Africa’s Green Economy Summit 2026 to open with climate, carbon and nature finance academy

by Solomon Irungu
3 minutes read

The long-anticipated Africa’s Green Economy Summit (AGES) 2026 will open later this month with a dedicated Climate, Carbon and Nature Financing Academy, as governments, investors and development institutions seek practical ways to convert Africa’s climate and biodiversity priorities into bankable investment opportunities.

The academy will take place on February 24 in Cape Town, ahead of the main summit scheduled for February 25–27. It is expected to focus on financial structures and instruments aimed at mobilising capital into climate mitigation, adaptation and nature-based projects, including carbon markets, green, blue and wildlife bonds, debt-for-nature swaps and performance-linked finance.

Organisers say the decision to foreground climate, carbon and nature finance reflects a shift in market thinking, as environmental risks increasingly shape investment decisions, sovereign risk assessments and infrastructure planning, particularly in regions where natural capital plays a central economic role.

Africa is among the most exposed. Natural capital is estimated to account for between 30% and 50% of total wealth in many African economies, far exceeding the share represented by manufactured assets such as roads, factories and power plants. As a result, climate shocks and ecosystem degradation can quickly translate into economic losses, fiscal pressure and heightened investment risk.
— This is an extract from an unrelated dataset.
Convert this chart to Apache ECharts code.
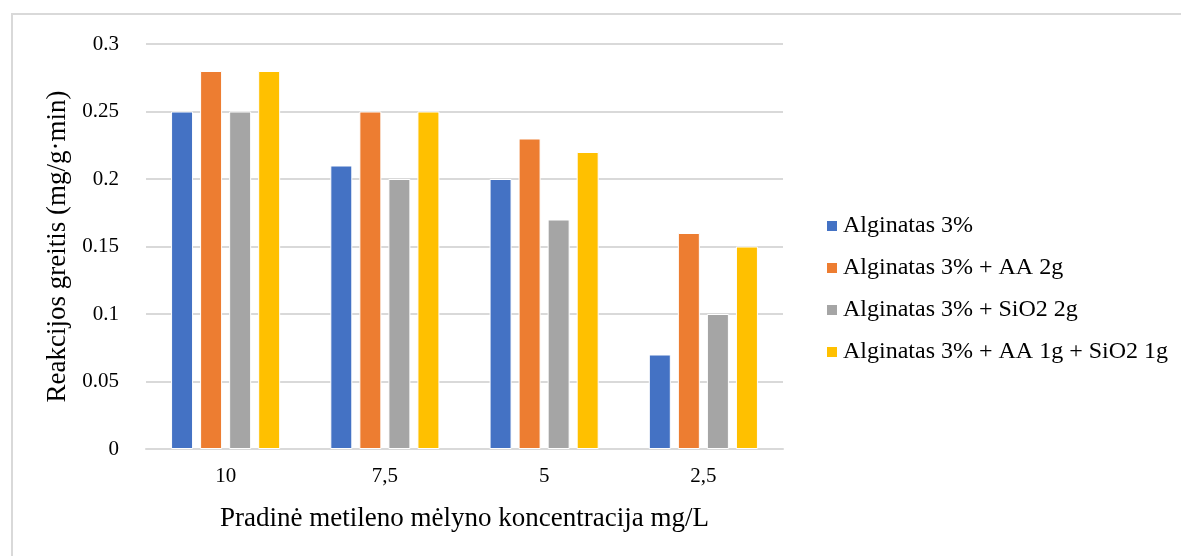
<!DOCTYPE html>
<html><head><meta charset="utf-8">
<script src="https://cdn.jsdelivr.net/npm/echarts@6/dist/echarts.min.js"></script>
<style>
html,body{margin:0;padding:0;background:#fff;}
#frame{position:absolute;left:11px;top:13px;width:1170px;height:543px;border-top:2px solid #d9d9d9;border-left:2px solid #d9d9d9;box-sizing:border-box;}
#c{position:absolute;left:0;top:0;width:1181px;height:556px;}
</style></head>
<body>
<div id="frame"></div>
<div id="c"></div>
<script>
const categories = ['10', '7,5', '5', '2,5'];
const seriesNames = ['Alginatas 3%', 'Alginatas 3% + AA 2g', 'Alginatas 3% + SiO2 2g', 'Alginatas 3% + AA 1g + SiO2 1g'];
const alg = [0.25, 0.21, 0.20, 0.07];
const algAA = [0.28, 0.25, 0.23, 0.16];
const algSi = [0.25, 0.20, 0.17, 0.10];
const algAASi = [0.28, 0.25, 0.22, 0.15];
const colors = ['#4472c4', '#ed7d31', '#a5a5a5', '#ffc000'];
const values = [alg, algAA, algSi, algAASi];

const font = 'Liberation Serif';
const chart = echarts.init(document.getElementById('c'));
chart.setOption({
  animation: false,
  color: colors,
  textStyle: {fontFamily: font, color: '#000'},
  grid: {left: 146, right: 398, top: 44, bottom: 107},
  legend: {
    orient: 'vertical', left: 825, top: 214, padding: 0,
    itemWidth: 12, itemHeight: 12, itemGap: 18,
    icon: 'rect',
    textStyle: {fontFamily: font, fontSize: 24, color: '#000'},
    data: seriesNames
  },
  xAxis: {
    type: 'category', data: categories,
    name: 'Pradinė metileno mėlyno koncentracija mg/L',
    nameLocation: 'middle', nameGap: 56,
    nameTextStyle: {fontFamily: font, fontSize: 27, color: '#000'},
    axisLine: {lineStyle: {color: '#d9d9d9', width: 2}},
    axisTick: {show: false},
    axisLabel: {fontFamily: font, fontSize: 21, color: '#000', margin: 17}
  },
  yAxis: {
    type: 'value', min: 0, max: 0.3, interval: 0.05,
    name: 'Reakcijos greitis (mg/g·min)',
    nameLocation: 'middle', nameGap: 72,
    nameTextStyle: {fontFamily: font, fontSize: 27, color: '#000'},
    axisLine: {show: false}, axisTick: {show: false},
    splitLine: {lineStyle: {color: '#d9d9d9', width: 2}},
    axisLabel: {fontFamily: font, fontSize: 21, color: '#000', margin: 27,
      formatter: v => String(Math.round(v*100)/100)}
  },
  series: values.map((d, i) => ({
    name: seriesNames[i], type: 'bar', data: d,
    barWidth: 22, barGap: '32%',
    itemStyle: {borderColor: '#fff', borderWidth: 1}
  }))
});
</script>
</body></html>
According to the United Nations Environment Programme, the global biodiversity finance gap could reach nearly US$1 trillion a year by 2030. Current financing for nature-related activities is estimated at about US$200 billion annually, with private capital contributing less than US$40 billion, highlighting the scale of the challenge in mobilising commercial finance.

Read also: African insurers link $52bn to climate and inclusion, but protection gaps remain wide

Private investment in nature-linked assets has nevertheless grown rapidly in recent years, increasing more than tenfold to over US$100 billion. Market projections suggest that combined investment across climate adaptation, carbon markets and biodiversity-related assets could reach up to US$1.45 trillion by the end of the decade if current trends continue.

For African policymakers and project developers, the challenge lies less in policy ambition than in execution. While most countries on the continent have adopted climate strategies, adaptation plans and biodiversity frameworks, investors continue to cite weak project pipelines, limited financial structuring capacity and regulatory uncertainty as constraints on large-scale capital deployment.

South Africa illustrates both the risks and the opportunity. Healthy ecosystems contribute more than R275 billion (about US$14 billion) to the economy each year, equivalent to at least 7% of GDP. Recent flooding in and around the Kruger National Park, alongside prolonged water stress in the Western Cape, has underscored how climate and ecosystem pressures feed directly into infrastructure damage, insurance losses and public spending demands.

Across the continent, similar dynamics are reshaping investor behaviour. Drought-related losses in agriculture-dependent economies, floods affecting transport corridors and power systems, and rising climate volatility are increasingly factored into lending decisions, insurance pricing and sovereign credit assessments.

The Climate, Carbon and Nature Financing Academy is intended to address this disconnect by focusing on the practical mechanics of investment. Sessions are expected to examine how climate and nature risks can be priced, how projects can be structured to meet investor risk-return expectations, and how public and private capital can be blended to unlock financing at scale.

Harsen Nyambe, Director for Sustainable Environment and Blue Economy at the African Union Commission, said Africa’s exposure to climate impacts makes investment in resilience a global economic concern rather than a regional one. Strengthening climate resilience on the continent, he said, is critical for long-term stability, given Africa’s role in global food systems, natural resources and future growth.

The focus on climate, carbon and nature at the opening of AGES also reflects a broader shift underway in global finance. As climate impacts intensify and regulatory scrutiny of environmental risk increases, investors are increasingly seeking assets that combine financial returns with long-term resilience and environmental integrity.

For Africa, the opportunity is significant but time-sensitive. The continent holds some of the world’s most valuable natural assets, but unlocking capital at scale will depend on policy clarity, credible governance frameworks and the ability to structure projects that are investable, not only desirable.